PROMETHEAN WORLD PLC

by

DIGITAL TRAIN LIMITED

an indirect non wholly-owned subsidiary of

NETDRAGON WEBSOFT INC.

Unconditional announcement, notice of delisting, cancellation of trading of Promethean Shares and launch of compulsory acquisition procedure

On 10 July 2015, the Boards of NetDragon Websoft Inc. ('NetDragon') and Promethean World plc ('Promethean') announced that they had reached agreement on the terms of a recommended cash offer to be made by Digital Train Limited ('Digital Train'), an indirect non wholly-owned subsidiary of NetDragon, for the entire issued and to be issued ordinary share capital of Promethean (the 'Offer'). The full terms and conditions and the procedures for acceptance of the Offer are set out in the offer document which was published and sent to Promethean Shareholders by Digital Train on 6 August 2015 (the 'Offer Document'). On 7 September 2015, NetDragon announced that the Offer had become unconditional as to acceptances.

NetDragon is pleased to announce that a resolution approving the Offer was passed by the NetDragon Shareholders at the NetDragon General Meeting held in Hong Kong earlier today, meaning that the Condition relating to NetDragon Shareholder approval has now been satisfied. As the Acceptance Condition had previously been satisfied and no other Conditions to the Offer remain outstanding, the Offer is now unconditional in all respects.

The Offer will remain open for acceptance until 1.00 p.m. (London time) on 1 October 2015.

The chairman of Promethean, Philip Rowley, and the non-executive directors of Promethean, Graham Howe, Lord Puttnam, Jackie Yeaney and Judy Verses, have today all resigned as directors of Promethean with immediate effect.

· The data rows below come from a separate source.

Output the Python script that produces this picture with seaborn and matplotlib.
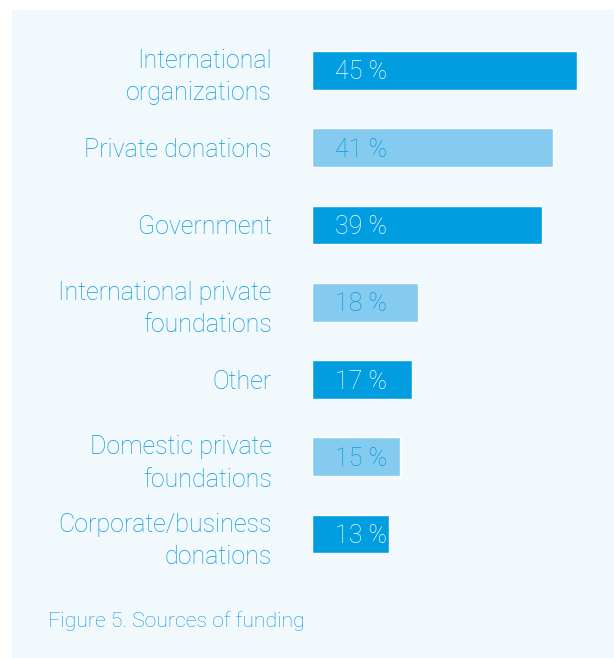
import matplotlib

matplotlib.use("Agg")

import matplotlib.pyplot as plt
import seaborn as sns
from matplotlib.patches import Rectangle

categories = [
    "International\norganizations",
    "Private donations",
    "Government",
    "International private\nfoundations",
    "Other",
    "Domestic private\nfoundations",
    "Corporate/business\ndonations",
]
shares = [45, 41, 39, 18, 17, 15, 13]
value_labels = ["45 %", "41 %", "39 %", "18 %", "17 %", "15 %", "13 %"]

DARK = "#009ee0"
LIGHT = "#84cbef"
TEXT = "#0c99dd"
PANEL = "#f2f9fd"
bar_colors = [DARK if i % 2 == 0 else LIGHT for i in range(len(categories))]
label_colors = ["#f7fbfe" if i % 2 == 0 else "#0c99dd" for i in range(len(categories))]

sns.set_theme(style="white")
plt.rcParams["font.family"] = ["Roboto", "DejaVu Sans"]

W, H = 614, 658
fig = plt.figure(figsize=(W / 100, H / 100), dpi=100, facecolor="white")
fig.patches.append(
    Rectangle((12 / W, 0), 1 - 12 / W, 1 - 10 / H, transform=fig.transFigure,
              facecolor=PANEL, edgecolor="none", zorder=-10)
)

ax = fig.add_axes([312 / W, 1 - 572.75 / H, 1 - 312 / W, 541 / H])
ax.set_facecolor("none")
sns.barplot(x=shares, y=categories, hue=categories, palette=bar_colors,
            legend=False, width=0.5, orient="h", ax=ax, saturation=1)
ax.set_xlim(0, 302 / 5.89)
ax.set_ylim(len(categories) - 0.5, -0.5)
for side in ax.spines.values():
    side.set_visible(False)
ax.set_xticks([])
ax.set_xlabel("")
ax.set_ylabel("")
ax.tick_params(axis="y", length=0, pad=29, labelsize=18, labelcolor=TEXT)
for lbl in ax.get_yticklabels():
    lbl.set_fontweight("light")
    lbl.set_linespacing(1.45)

bars = sorted(ax.patches, key=lambda p: p.get_y())
for bar, txt, col in zip(bars, value_labels, label_colors):
    ax.annotate(txt, (bar.get_x(), bar.get_y() + bar.get_height() / 2),
                xytext=(16.6, -1.5), textcoords="offset points",
                ha="left", va="center", fontsize=18, color=col, fontweight="light")

fig.text(48 / W, 1 - 621 / H, "Figure 5. Sources of funding", ha="left", va="center",
         fontsize=15.3, color=TEXT, fontweight="light")

fig.savefig("out.png", dpi=100, facecolor="white")
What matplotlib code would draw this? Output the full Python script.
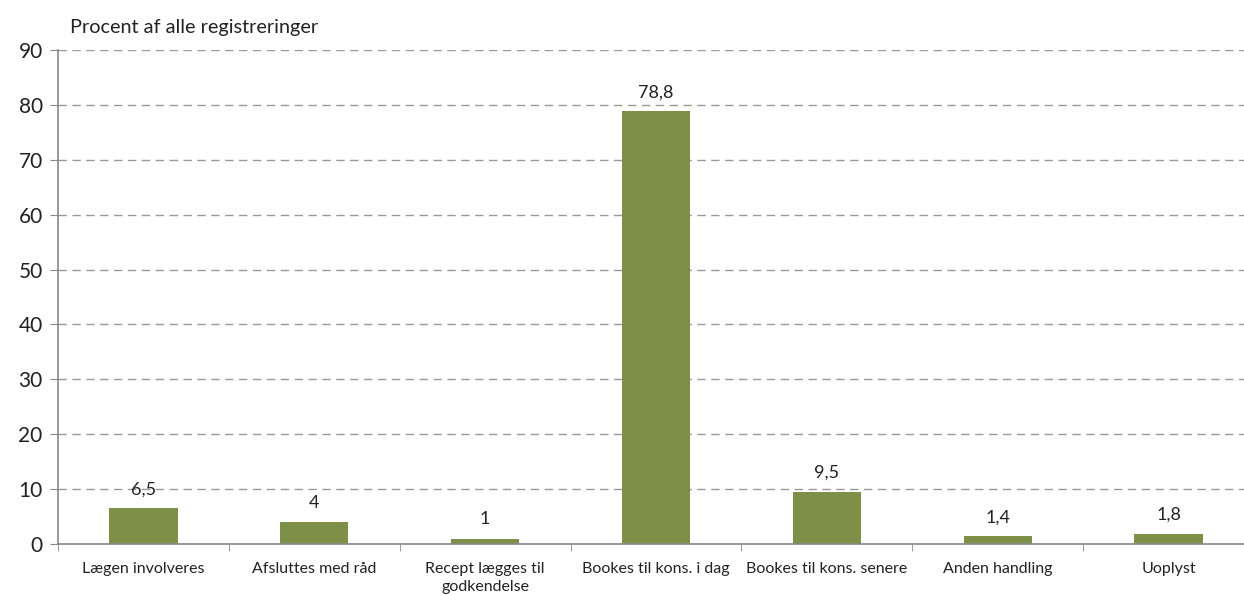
import numpy as np
import matplotlib.pyplot as plt

# categories and values
categories = ['Lægen involveres', 'Afsluttes med råd', 'Recept lægges til\ngodkendelse',
              'Bookes til kons. i dag', 'Bookes til kons. senere', 'Anden handling', 'Uoplyst']
values = [6.5, 4, 1, 78.8, 9.5, 1.4, 1.8]
value_labels = ['6,5', '4', '1', '78,8', '9,5', '1,4', '1,8']

plt.rcParams['font.family'] = ['Lato', 'DejaVu Sans']

fig = plt.figure(figsize=(12.44, 5.95), dpi=100)
ax = fig.add_axes([58 / 1244, 51 / 595, 1196 / 1244, 494 / 595])

x = np.arange(len(categories))
ax.bar(x, values, width=0.4, color='#7E8F48', zorder=3)

for xi, v, lab in zip(x, values, value_labels):
    ax.annotate(lab, (xi, v), xytext=(0, 8), textcoords='offset points',
                ha='center', va='bottom', fontsize=13, color='#222222', zorder=4)

ax.set_xlim(-0.5, len(categories) - 0.5)
ax.set_ylim(0, 90)
ax.set_yticks(range(0, 91, 10))
ax.tick_params(axis='y', labelsize=15, length=6, pad=5, colors='#888888', labelcolor='#222222')

# category labels centred, ticks at the boundaries
ax.set_xticks(x)
ax.set_xticklabels(categories, fontsize=11.5, color='#222222', linespacing=1.4)
ax.tick_params(axis='x', which='major', length=0, pad=13)
ax.set_xticks(np.arange(-0.5, len(categories)), minor=True)
ax.tick_params(axis='x', which='minor', length=5, color='#888888')

ax.yaxis.grid(True, linestyle=(0, (6, 4)), color='#999999', linewidth=1, zorder=0)

for s in ['top', 'right']:
    ax.spines[s].set_visible(False)
for s in ['left', 'bottom']:
    ax.spines[s].set_color('#888888')
    ax.spines[s].set_linewidth(1.2)
ax.spines['bottom'].set_zorder(5)

fig.text(70 / 1244, 1 - 27 / 595, 'Procent af alle registreringer', fontsize=14.3,
         va='center', ha='left', color='#222222')

fig.savefig('out.png', dpi=100)
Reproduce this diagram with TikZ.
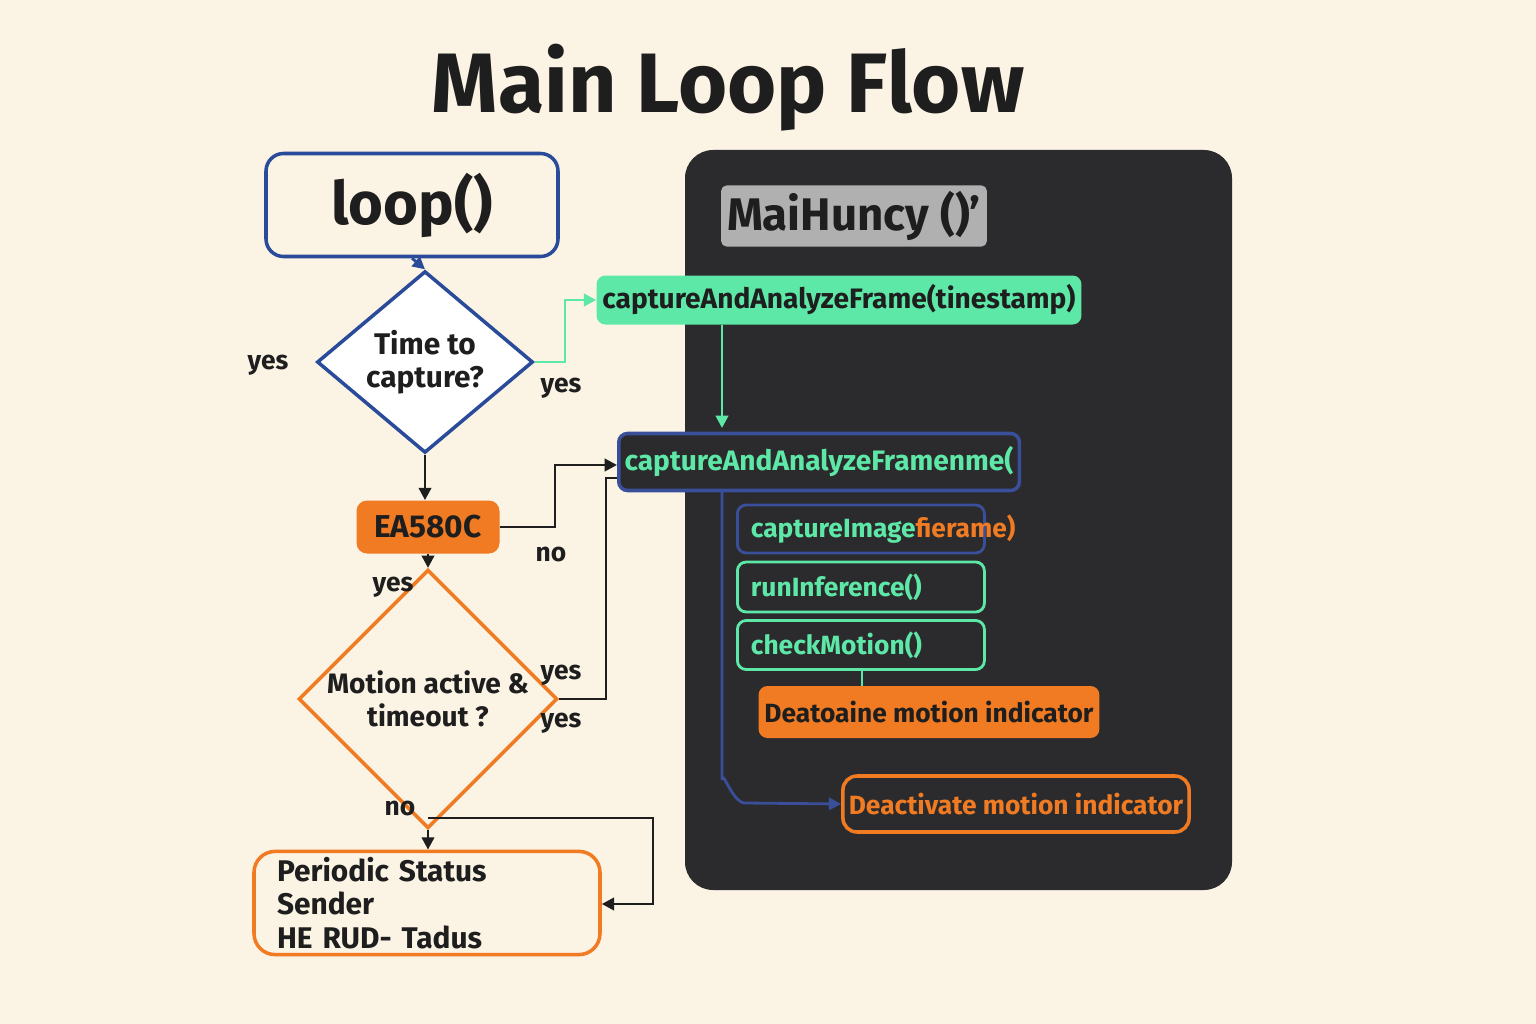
\documentclass[tikz,border=0pt]{standalone}
\usepackage{fontspec}
\setmainfont{Fira Sans}
\usetikzlibrary{arrows.meta,shapes.geometric}
\definecolor{bg}{HTML}{FBF3E4}
\definecolor{navy}{HTML}{2A4A9A}
\definecolor{org}{HTML}{F07B22}
\definecolor{grn}{HTML}{5EE8A8}
\definecolor{panel}{HTML}{2B2B2D}
\definecolor{ink}{HTML}{1E1E1E}
\definecolor{gry}{HTML}{B0B0B0}
\definecolor{bluel}{HTML}{3A4F9A}
\begin{document}
\begin{tikzpicture}[x=0.02cm,y=-0.02cm,
  lbl/.style={font=\fontsize{15}{15}\selectfont\bfseries,text=ink},
  arr/.style={-{Triangle[length=7pt,width=7pt]},line width=1.6pt},
  sub/.style={rounded corners=5pt,line width=1.6pt,fill=panel}]
\fill[bg] (0,0) rectangle (1536,1024);
\node[font=\fontsize{48}{48}\selectfont\bfseries,text=ink] (title) at (728,88) {Main Loop Flow};
% left
\node[draw=navy,line width=2pt,rounded corners=10pt,fill=bg,minimum width=292*0.02cm,minimum height=103*0.02cm,font=\fontsize{34}{34}\selectfont\bfseries,text=ink] (loop) at (412,205) {loop()};
\node[diamond,draw=navy,line width=2pt,fill=white,minimum width=216*0.02cm,minimum height=152*0.02cm,inner sep=0pt,align=center,font=\fontsize{17}{19}\selectfont\bfseries,text=ink] (d1) at (425,362) {Time to\\capture?};
\node[rounded corners=6pt,fill=org,minimum width=143*0.02cm,minimum height=53*0.02cm,font=\fontsize{18}{18}\selectfont\bfseries,text=ink] (ea) at (428,527) {EA580C};
\node[diamond,draw=org,line width=2pt,fill=bg,minimum width=228*0.02cm,minimum height=166*0.02cm,inner sep=0pt,align=center,font=\fontsize{16}{19}\selectfont\bfseries,text=ink] (d2) at (428,699) {Motion active \&\\timeout ?};
\node[draw=org,line width=2pt,rounded corners=12pt,fill=bg,minimum width=346*0.02cm,minimum height=92*0.02cm,text width=300*0.02cm,align=left,font=\fontsize{17}{19}\selectfont\bfseries,text=ink] (per) at (427,903) {Periodic Status Sender\\HE RUD- Tadus};
\node[lbl] at (268,365) {yes};
\node[lbl] at (561,388) {yes};
\node[lbl] at (551,554) {no};
\node[lbl] at (393,587) {yes};
\node[lbl] at (561,675) {yes};
\node[lbl] at (561,723) {yes};
\node[lbl] at (400,808) {no};
% panel
\fill[panel,rounded corners=16pt] (685,150) rectangle (1232,890);
\node[fill=gry,rounded corners=3pt,minimum width=256*0.02cm,minimum height=52*0.02cm,font=\fontsize{26}{26}\selectfont\bfseries,text=ink] (mh) at (854,216) {MaiHuncy ()’};
\node[fill=grn,rounded corners=5pt,minimum width=446*0.02cm,minimum height=49*0.02cm,font=\fontsize{16}{16}\selectfont\bfseries,text=ink] (cap1) at (839,300) {captureAndAnalyzeFrame(tinestamp)};
\node[sub,draw=bluel,line width=2pt,minimum width=366*0.02cm,minimum height=57*0.02cm,font=\fontsize{16}{16}\selectfont\bfseries,text=grn,anchor=west] (cap2) at (617,462) {captureAndAnalyzeFramenme(};
\node[sub,draw=bluel,minimum width=247*0.02cm,minimum height=48*0.02cm,font=\fontsize{15}{15}\selectfont\bfseries,anchor=west,text width=220*0.02cm] (ci) at (736,529) {\textcolor{grn}{captureImage}\textcolor{org}{fierame)}};
\node[sub,draw=grn,minimum width=247*0.02cm,minimum height=50*0.02cm,font=\fontsize{15}{15}\selectfont\bfseries,text=grn,anchor=west,text width=220*0.02cm] (ri) at (736,587) {runInference()};
\node[sub,draw=grn,minimum width=247*0.02cm,minimum height=49*0.02cm,font=\fontsize{15}{15}\selectfont\bfseries,text=grn,anchor=west,text width=220*0.02cm] (cm) at (736,645) {checkMotion()};
\node[fill=org,rounded corners=5pt,minimum width=326*0.02cm,minimum height=52*0.02cm,font=\fontsize{15}{15}\selectfont\bfseries,text=ink] (deo) at (929,712) {Deatoaine motion indicator};
\node[draw=org,line width=2pt,rounded corners=8pt,fill=panel,minimum width=338*0.02cm,minimum height=56*0.02cm,font=\fontsize{15}{15}\selectfont\bfseries,text=org] (dea) at (1016,804) {Deactivate motion indicator};
% connectors
\draw[arr,navy] (loop.south) -- (d1.north);
\draw[arr,ink] (d1.south) -- (ea.north -| d1.south);
\draw[arr,ink] (ea.south) -- (d2.north);
\draw[arr,ink] (d2.south) -- (per.north -| d2.south);
\coordinate (j) at (428,818);
\draw[arr,ink] (j) -- (653,818) -- (653,904) -- (per.east |- 653,904);
\draw[arr,grn] (d1.east) -- (565,362) -- (565,300) -- (cap1.west);
\draw[arr,grn] (722,325) -- (722,428);
\draw[arr,ink] (ea.east) -- (555,527) -- (555,465) -- (cap2.west |- 555,465);
\draw[line width=1.6pt,ink] (d2.east) -- (606,699) -- (606,478) -- (617,478);
\draw[arr,bluel] (722,491) -- (722,780) to[out=90-180+180,in=180] (745,803) -- (dea.west);
\draw[line width=1.6pt,grn] (862,669) -- (deo.north -| 862,669);
\end{tikzpicture}
\end{document}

Delisting, cancellation of trading and re-registration


As set out in the Offer Document, as the Offer has become unconditional in all respects and Digital Train has acquired Promethean Shares representing more than 75 per cent. of the voting rights of Promethean, Digital Train intends to procure the making of an application by Promethean for cancellation, respectively, of the trading in Promethean Shares on the London Stock Exchange's main market for listed securities (the 'Main Market') and of the listing of the Promethean Shares on the Official List.

The cancellation of listing of Promethean Shares on the Official List and admission to trading of Promethean Shares on the Main Market is expected to take effect on or around 16 October 2015. Such cancellation and admission to trading will significantly reduce the liquidity and marketability of any Promethean Shares and/or Promethean Shares held in uncertificated form not assented to the Offer.

Once such cancellation and admission to trading occurs, Promethean will be re-registered as a private company under the relevant provisions of the Companies Act.

Compulsory acquisition

As set out in the Offer Document, as NetDragon and Digital Train have received acceptances under the Offer in respect of more than 90 per cent. of the existing issued ordinary share capital of Promethean by nominal value and voting rights attached to such shares, Digital Train will now commence the procedures available to it under sections 974 to 991 (inclusive) of the Companies Act to acquire compulsorily any remaining Promethean Shares to which the Offer relates on the same terms as the Offer. Notice will be sent to non-accepting shareholders informing them of the compulsory acquisition of their Promethean Shares by Digital Train.

Level of acceptances

As at 3.00 p.m. (London time) on 16 September 2015, NetDragon and Digital Train have received valid acceptances of the Offer in respect of 194,850,329 Promethean Shares, representing 95.88 per cent. of the existing issued ordinary share capital of Promethean.

Actions to be taken


Settlement of the consideration due to Promethean Shareholders who have provided valid and complete acceptances under the Offer by 1.00 p.m. (UK time) on 17 September 2015 will be despatched (or in respect of Promethean Shares held in uncertificated form, credited through CREST) not later than 14 days from the date of this announcement. The consideration due to Promethean Shareholders who provide valid and complete acceptances under the Offer after the date of this announcement will be dispatched (or in respect of Promethean Shares held in uncertificated form, credited through CREST) within 14 days of the date on which such acceptances are received or, in the case of electronic acceptances, made.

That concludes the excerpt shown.